Courtesy of ZeroHedge. View original post here.

Submitted by Tyler Durden.

Three years ago, the government in all its glory and sound central-planning decided to provide a fully-FDIC-backed facility to allow banks to raise capital at ultra-cheap cost of funds in the middle of the crisis. The Term-Loan-Guarantee-Program (TLGP) has not been far from our thoughts but the next month or so is going to be increasingly anxiety-inducing for the banks that took advantage of that bailout. By the end of June 2012 (i.e. the next six weeks) there is almost $60 billion of TLGP debt that matures for US banks (and will need to be refinanced we assume).
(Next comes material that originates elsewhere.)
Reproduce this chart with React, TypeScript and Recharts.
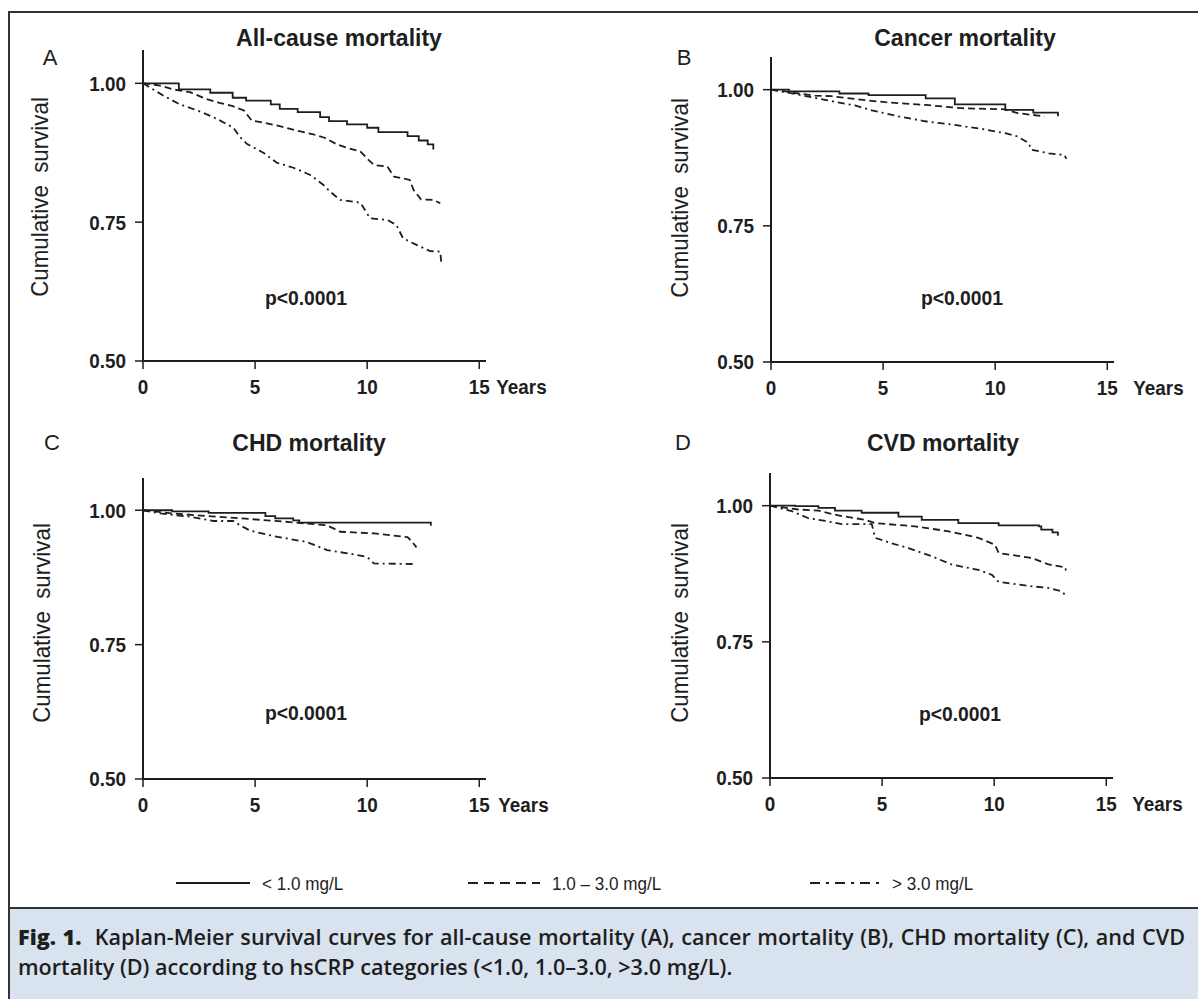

This $60 billion has an average cost of funds of 0.3% (that is yield NOT spread) which when compared to the 3.5% – 4% cost of funds for mid-dated US financial debt currently (average CDS around 230bps) means a more than 10x increase in funding costs for this segment of their debt. Of course there are yield-hungry ETF-buyers to be satisfied (note LQD can soak this up and few retail investors realize just how exposed LQD – the investment-grade ETF – is to US financials) and so we expect them to get this off but it can only pressure spreads wider as supply dominates demand in this risk-averse market environment.